On one level, the charge seems a bizarre one to level at Obama, the first ever president who is not entirely of European heritage, doesn't have a European name, had few ties to the continent before becoming president, and has been accused by opponents, since taking office, of neglecting European allies. Not to mention, of course, the elephant in the room whenever questions about Obama's identity come up is the "birther" movement and the suspicion among many Americans that the president may be Muslim or not a U.S. citizen.
"Every presidential contest is about 'he doesn't share your values, his values are different than America's.' People are just a little hypersensitive to it because Obama does have a unique background," Goldfarb says.
The "European" charge has the advantage of allowing Romney, who may eventually have to appeal to centrist voters in addition to the Republican base, to attack Obama on questions of values without appearing to pander to the extremist fringe.
"I think Romney is going for a more genteel version of this because the birther stuff — like 'rum, Romanism, and rebellion' — has been so discredited that you can't really use that now or the media will pounce on you," says Greenberg.
But calling Obama European also raises the question of whether the word really means what Republicans think it does. After all, Western Europe's "big three" countries are all ruled by conservative governments — albeit ones that are probably closer to American democrats in their political orientation. In addition, European governments are slashing budgets with a zeal that would put Paul Ryan to shame, and it was France's Nicolas Sarkozy and Britain's David Cameron who led the NATO charge into Libya. Is Europe really "European" anymore?
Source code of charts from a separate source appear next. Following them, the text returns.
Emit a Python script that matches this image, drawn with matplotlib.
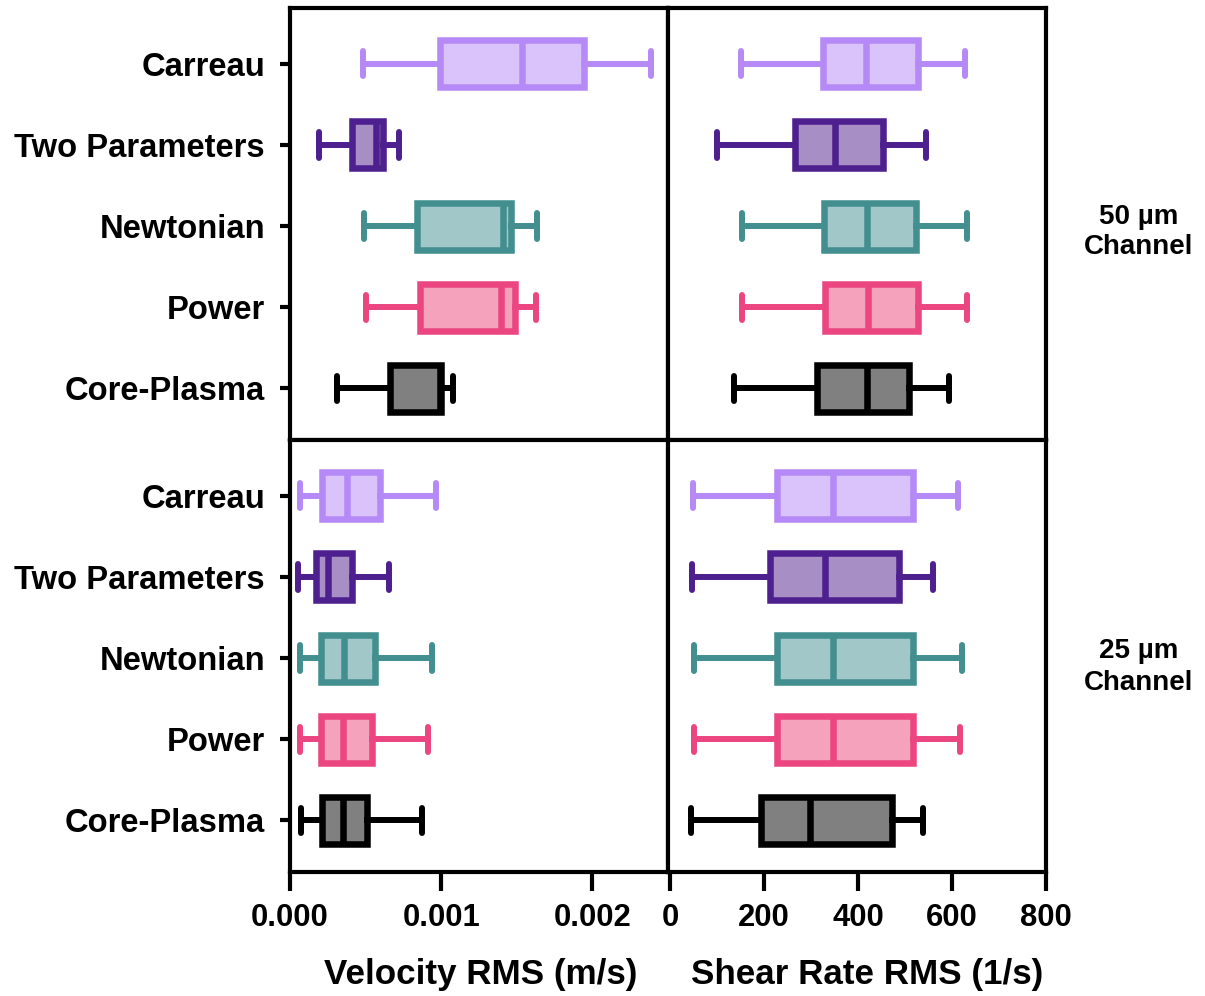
import matplotlib
matplotlib.use("Agg")
import matplotlib.pyplot as plt
from matplotlib.ticker import FixedLocator, FormatStrFormatter

# categories, top to bottom
models = ["Carreau", "Two Parameters", "Newtonian", "Power", "Core-Plasma"]
edge_colors = ["#B58AF7", "#4E1F8E", "#438F90", "#EB4680", "#000000"]
face_colors = ["#D9C3FA", "#A78FC6", "#A2C7C8", "#F5A2BC", "#808080"]

# 50 um channel, velocity RMS (m/s)
vel50_lo = [0.000483, 0.000194, 0.000492, 0.000503, 0.000309]
vel50_q1 = [0.000989, 0.000408, 0.000843, 0.000859, 0.000660]
vel50_med = [0.001534, 0.000570, 0.001406, 0.001395, 0.000993]
vel50_q3 = [0.001947, 0.000618, 0.001461, 0.001486, 0.001000]
vel50_hi = [0.002390, 0.000722, 0.001636, 0.001627, 0.001075]

# 50 um channel, shear rate RMS (1/s)
sr50_lo = [151, 100, 153, 154, 136]
sr50_q1 = [326, 266, 327, 330, 313]
sr50_med = [417, 352, 419, 422, 419]
sr50_q3 = [528, 453, 524, 528, 508]
sr50_hi = [628, 544, 631, 631, 594]

# 25 um channel, velocity RMS (m/s)
vel25_lo = [0.000066, 0.000053, 0.000066, 0.000066, 0.000075]
vel25_q1 = [0.000210, 0.000170, 0.000208, 0.000203, 0.000210]
vel25_med = [0.000375, 0.000254, 0.000360, 0.000353, 0.000353]
vel25_q3 = [0.000596, 0.000413, 0.000561, 0.000545, 0.000508]
vel25_hi = [0.000967, 0.000653, 0.000940, 0.000912, 0.000870]

# 25 um channel, shear rate RMS (1/s)
sr25_lo = [50, 47, 51, 51, 44]
sr25_q1 = [227, 213, 227, 227, 193]
sr25_med = [347, 329, 348, 348, 297]
sr25_q3 = [518, 487, 518, 517, 473]
sr25_hi = [613, 560, 621, 617, 538]

vel_ticks = [0.0, 0.001, 0.002]
sr_ticks = [0, 200, 400, 600, 800]

FONT = "Liberation Sans"


def draw_boxes(ax, lo, q1, med, q3, hi):
    n = len(models)
    positions = [n - 1 - i for i in range(n)]
    for i in range(n):
        stats = [dict(whislo=lo[i], q1=q1[i], med=med[i], q3=q3[i], whishi=hi[i], fliers=[])]
        ec = edge_colors[i]
        ax.bxp(stats, positions=[positions[i]], widths=0.58, capwidths=0.31,
               orientation="horizontal", patch_artist=True, showfliers=False,
               boxprops=dict(facecolor=face_colors[i], edgecolor=ec, linewidth=4.7),
               medianprops=dict(color=ec, linewidth=4.7),
               whiskerprops=dict(color=ec, linewidth=4.3),
               capprops=dict(color=ec, linewidth=4.3, solid_capstyle="round"),
               manage_ticks=False)
    ax.set_ylim(-0.64, 4.69)
    for s in ax.spines.values():
        s.set_linewidth(3.0)
        s.set_color("black")


def main():
    plt.rcParams["font.family"] = [FONT, "DejaVu Sans"]
    plt.rcParams["font.weight"] = "bold"

    fig = plt.figure(figsize=(12.05, 9.96), dpi=100)
    W, H = 1205.0, 996.0
    lx, rx, w = 290 / W, 668 / W, 378 / W
    ty, by, h = (996 - 440) / H, (996 - 872) / H, 432 / H

    ax_tl = fig.add_axes([lx, ty, w, h])
    ax_tr = fig.add_axes([rx, ty, w, h])
    ax_bl = fig.add_axes([lx, by, w, h])
    ax_br = fig.add_axes([rx, by, w, h])

    draw_boxes(ax_tl, vel50_lo, vel50_q1, vel50_med, vel50_q3, vel50_hi)
    draw_boxes(ax_tr, sr50_lo, sr50_q1, sr50_med, sr50_q3, sr50_hi)
    draw_boxes(ax_bl, vel25_lo, vel25_q1, vel25_med, vel25_q3, vel25_hi)
    draw_boxes(ax_br, sr25_lo, sr25_q1, sr25_med, sr25_q3, sr25_hi)

    for ax in (ax_tl, ax_bl):
        ax.set_xlim(0, 0.0025)
    for ax in (ax_tr, ax_br):
        ax.set_xlim(-4, 800)

    # y axis: category names on the left panels only
    ypos = [len(models) - 1 - i for i in range(len(models))]
    for ax in (ax_tl, ax_bl):
        ax.set_yticks(ypos)
        ax.set_yticklabels(models, fontsize=23.6, fontweight="bold")
        ax.tick_params(axis="y", length=7, width=3.0, pad=11)
    for ax in (ax_tr, ax_br):
        ax.set_yticks([])

    # x axis: only on the bottom row
    for ax in (ax_tl, ax_tr):
        ax.set_xticks([])
    ax_bl.xaxis.set_major_locator(FixedLocator(vel_ticks))
    ax_bl.xaxis.set_major_formatter(FormatStrFormatter("%.3f"))
    ax_br.xaxis.set_major_locator(FixedLocator(sr_ticks))
    for ax in (ax_bl, ax_br):
        ax.tick_params(axis="x", length=14, width=3.0, pad=8, labelsize=22.3)
        for lab in ax.get_xticklabels():
            lab.set_fontweight("bold")

    ax_bl.set_xlabel("Velocity RMS (m/s)", fontsize=25.2, fontweight="bold")
    ax_bl.xaxis.set_label_coords((481 - 290) / 378, (872 - 958) / 432)
    ax_br.set_xlabel("Shear Rate RMS (1/s)", fontsize=25.2, fontweight="bold")
    ax_br.xaxis.set_label_coords((867 - 668) / 378, (872 - 958) / 432)

    fig.text(1139 / W, 1 - 232 / H, "50 µm\nChannel", ha="center", va="center",
             fontsize=20, fontweight="bold", linespacing=1.25)
    fig.text(1139 / W, 1 - 667 / H, "25 µm\nChannel", ha="center", va="center",
             fontsize=20, fontweight="bold", linespacing=1.25)

    fig.savefig("out.png", dpi=100, facecolor="white")


if __name__ == "__main__":
    main()
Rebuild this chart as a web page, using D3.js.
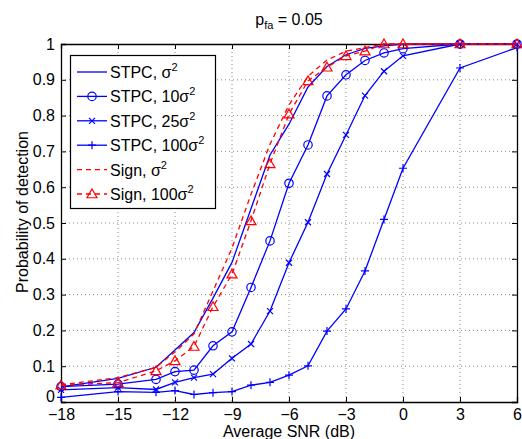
<!DOCTYPE html>
<html>
<head>
<meta charset="utf-8">
<script src="https://cdn.jsdelivr.net/npm/d3@7"></script>
<style>
  body { margin: 0; background: #fff; }
  text { font-family: "Liberation Sans", Arial, sans-serif; }
</style>
</head>
<body>
<script>
// SNR points (dB)
let snr = [-18, -15, -13, -12, -11, -10, -9, -8, -7, -6, -5, -4, -3, -2, -1, 0, 3, 6];
// probability of detection, one array per curve
let stpc1   = [0.042, 0.066, 0.097, 0.145, 0.194, 0.29, 0.39, 0.54, 0.69, 0.776, 0.88, 0.937, 0.97, 0.988, 0.995, 1, 1, 1];
let stpc10  = [0.043, 0.05, 0.063, 0.085, 0.089, 0.157, 0.196, 0.32, 0.45, 0.611, 0.718, 0.855, 0.914, 0.954, 0.975, 0.987, 1, 1];
let stpc25  = [0.034, 0.04, 0.035, 0.055, 0.068, 0.078, 0.122, 0.162, 0.254, 0.389, 0.502, 0.637, 0.746, 0.856, 0.924, 0.967, 1, 1];
let stpc100 = [0.013, 0.029, 0.027, 0.032, 0.021, 0.026, 0.029, 0.047, 0.055, 0.075, 0.101, 0.198, 0.26, 0.366, 0.51, 0.653, 0.933, 0.99];
let sign1   = [0.048, 0.068, 0.097, 0.14, 0.19, 0.31, 0.43, 0.58, 0.72, 0.83, 0.91, 0.955, 0.98, 0.99, 1, 1, 1, 1];
let sign100 = [0.047, 0.054, 0.087, 0.115, 0.155, 0.266, 0.357, 0.506, 0.665, 0.804, 0.897, 0.935, 0.967, 0.98, 1, 1, 1, 1];

let xTicks = [-18, -15, -12, -9, -6, -3, 0, 3, 6];
let yTicks = [0, 0.1, 0.2, 0.3, 0.4, 0.5, 0.6, 0.7, 0.8, 0.9, 1];

let series = [
  {name: "STPC, ", coef: "", vals: stpc1, color: "#0000ff", dash: null, marker: "none"},
  {name: "STPC, ", coef: "10", vals: stpc10, color: "#0000ff", dash: null, marker: "circle"},
  {name: "STPC, ", coef: "25", vals: stpc25, color: "#0000ff", dash: null, marker: "x"},
  {name: "STPC, ", coef: "100", vals: stpc100, color: "#0000ff", dash: null, marker: "plus"},
  {name: "Sign, ", coef: "", vals: sign1, color: "#ff0000", dash: "5,4", marker: "none"},
  {name: "Sign, ", coef: "100", vals: sign100, color: "#ff0000", dash: "5,4", marker: "triangle"}
];

let width = 522, height = 439;
let pLeft = 61, pRight = 517, pTop = 44, pBottom = 402;
let fs = '16px';

let svg = d3.select('body').append('svg')
  .attr('width', width)
  .attr('height', height);

let x = d3.scaleLinear().domain([-18, 6]).range([pLeft, pRight]);
let y = d3.scaleLinear().domain([0, 1]).range([pBottom, pTop]);

// grid
let grid = svg.append('g').attr('stroke', '#555').attr('stroke-width', 0.7).attr('stroke-dasharray', '1,3');
grid.selectAll('line.gx').data(xTicks.slice(1, -1)).enter().append('line')
  .attr('x1', d => x(d)).attr('x2', d => x(d)).attr('y1', pTop).attr('y2', pBottom);
grid.selectAll('line.gy').data(yTicks.slice(1, -1)).enter().append('line')
  .attr('x1', pLeft).attr('x2', pRight).attr('y1', d => y(d)).attr('y2', d => y(d));

// axes (ticks inside, box all round)
let axX = svg.append('g').attr('transform', `translate(0,${pBottom})`)
  .call(d3.axisBottom(x).tickValues(xTicks).tickSize(-5).tickPadding(7).tickFormat(d => d3.format("")(d).replace("-", "−")));
let axX2 = svg.append('g').attr('transform', `translate(0,${pTop})`)
  .call(d3.axisTop(x).tickValues(xTicks).tickSize(-5).tickFormat(""));
let axY = svg.append('g').attr('transform', `translate(${pLeft},0)`)
  .call(d3.axisLeft(y).tickValues(yTicks).tickSize(-5).tickPadding(6).tickFormat(d3.format("")));
let axY2 = svg.append('g').attr('transform', `translate(${pRight},0)`)
  .call(d3.axisRight(y).tickValues(yTicks).tickSize(-5).tickFormat(""));
[axX, axX2, axY, axY2].forEach(a => {
  a.select('.domain').attr('stroke', '#000').attr('stroke-width', 1.3);
  a.selectAll('.tick line').attr('stroke', '#000');
  a.selectAll('text').attr('fill', '#000').style('font-size', fs).style('font-family', '"Liberation Sans", Arial, sans-serif');
});
// MATLAB lifts the "0" so it clears the x labels
axY.selectAll('.tick').filter(d => d == 0).select('text').attr('dy', '-0.05em');

// curves
let line = d3.line().x((d, i) => x(snr[i])).y(d => y(d));

let drawMarker = function(g, type, cx, cy, color) {
  if (type == "circle") {
    g.append('circle').attr('cx', cx).attr('cy', cy).attr('r', 4.2)
      .attr('fill', 'none').attr('stroke', color).attr('stroke-width', 1.2);
  } else if (type == "x") {
    let s = 3;
    g.append('path').attr('d', `M${cx-s},${cy-s}L${cx+s},${cy+s}M${cx-s},${cy+s}L${cx+s},${cy-s}`)
      .attr('stroke', color).attr('stroke-width', 1.2);
  } else if (type == "plus") {
    let s = 4;
    g.append('path').attr('d', `M${cx-s},${cy}L${cx+s},${cy}M${cx},${cy-s}L${cx},${cy+s}`)
      .attr('stroke', color).attr('stroke-width', 1.2);
  } else if (type == "triangle") {
    let s = 5;
    g.append('path').attr('d', `M${cx},${cy-s}L${cx+s},${cy+s*0.75}L${cx-s},${cy+s*0.75}Z`)
      .attr('fill', 'none').attr('stroke', color).attr('stroke-width', 1.2);
  }
}

series.forEach(s => {
  let g = svg.append('g');
  g.append('path').datum(s.vals)
    .attr('d', line)
    .attr('fill', 'none')
    .attr('stroke', s.color)
    .attr('stroke-width', 1.3)
    .attr('stroke-dasharray', s.dash);
  s.vals.forEach((v, i) => drawMarker(g, s.marker, x(snr[i]), y(v), s.color));
});

// legend
let legend = svg.append('g');
legend.append('rect').attr('x', 70.5).attr('y', 55.5).attr('width', 145).attr('height', 153)
  .attr('fill', '#fff').attr('stroke', '#000').attr('stroke-width', 1.2);
series.forEach((s, i) => {
  let ly = 72 + i * 24.4;
  legend.append('line').attr('x1', 77).attr('x2', 107).attr('y1', ly).attr('y2', ly)
    .attr('stroke', s.color).attr('stroke-width', 1.3).attr('stroke-dasharray', s.dash);
  drawMarker(legend, s.marker, 92, ly, s.color);
  let t = legend.append('text').attr('x', 110).attr('y', ly + 6).style('font-size', fs);
  t.append('tspan').text(s.name + s.coef + "σ");
  t.append('tspan').attr('dy', -7).style('font-size', '11px').text("2");
});

// title
let title = svg.append('text').attr('x', 289).attr('y', 25).attr('text-anchor', 'middle').style('font-size', fs);
title.append('tspan').text("p");
title.append('tspan').attr('dy', 4).style('font-size', '11px').text("fa");
title.append('tspan').attr('dy', -4).text(" = 0.05");

// axis labels
svg.append('text').attr('x', 289).attr('y', 437).attr('text-anchor', 'middle').style('font-size', fs)
  .text("Average SNR (dB)");
svg.append('text').attr('transform', 'translate(28,212) rotate(-90)').attr('text-anchor', 'middle').style('font-size', fs)
  .text("Probability of detection");
</script>
</body>
</html>
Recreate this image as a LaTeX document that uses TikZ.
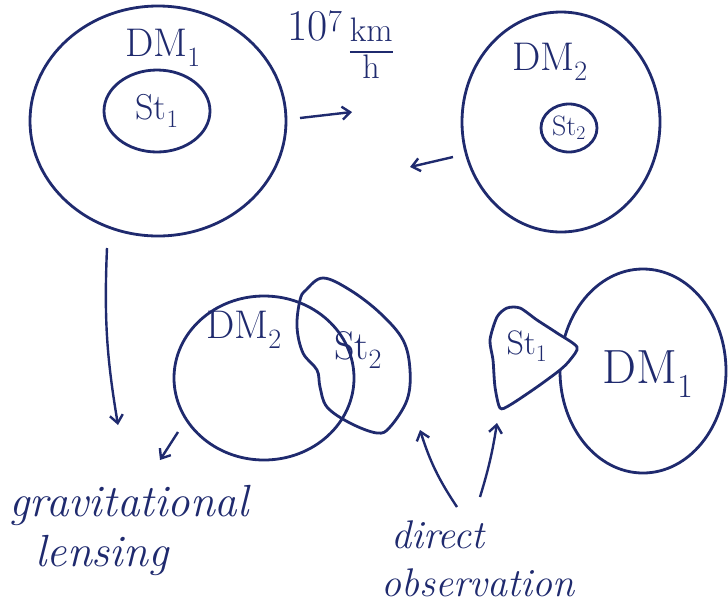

"The shorthand always obscured as much as it revealed," says Peter Feaver, a former staffer on George W. Bush's National Security Council who now teaches political science at Duke University and contributes to FP's blog. "If it was DSK in France and Gordon Brown in Britain, it might be an easier sell."
On the other hand, this isn't really a line of defense the Obama campaign is likely to embrace. "Any time the Europeans get to the right of him, it creates a real problem, perception-wise," Goldfarb says.
The most damaging aspect of the "European" critique, and one that fits in the overall Republican narrative on Obama's foreign policy, is the suggestion that Obama takes American decline for granted and has abandoned the idea of American exceptionalism. Or as George H.W. Bush once said, describing Dukakis's worldview, "He sees America as another pleasant country on the U.N. roll call somewhere out there between Albania and Zimbabwe."
Feaver feels this line of attack could resonate during the campaign.
"You don't want to say that Obama isn't patriotic or that he doesn't love America. That's not what it's about. It's that he's willing to accept an America that's much more limited, that he accepts an America that's flawed and fallen and no better than any other state," he says. "Europe does this well because it connotes both an elitism and a certain kind of has-beenism. They are the former great powers and countries that have embraced their decline."
But one wonders whether, after years of suggestions that their president is a radical, Kenyan, Muslim Marxist, voters will really be energized by the idea that actually, he's a Brussels bureaucrat.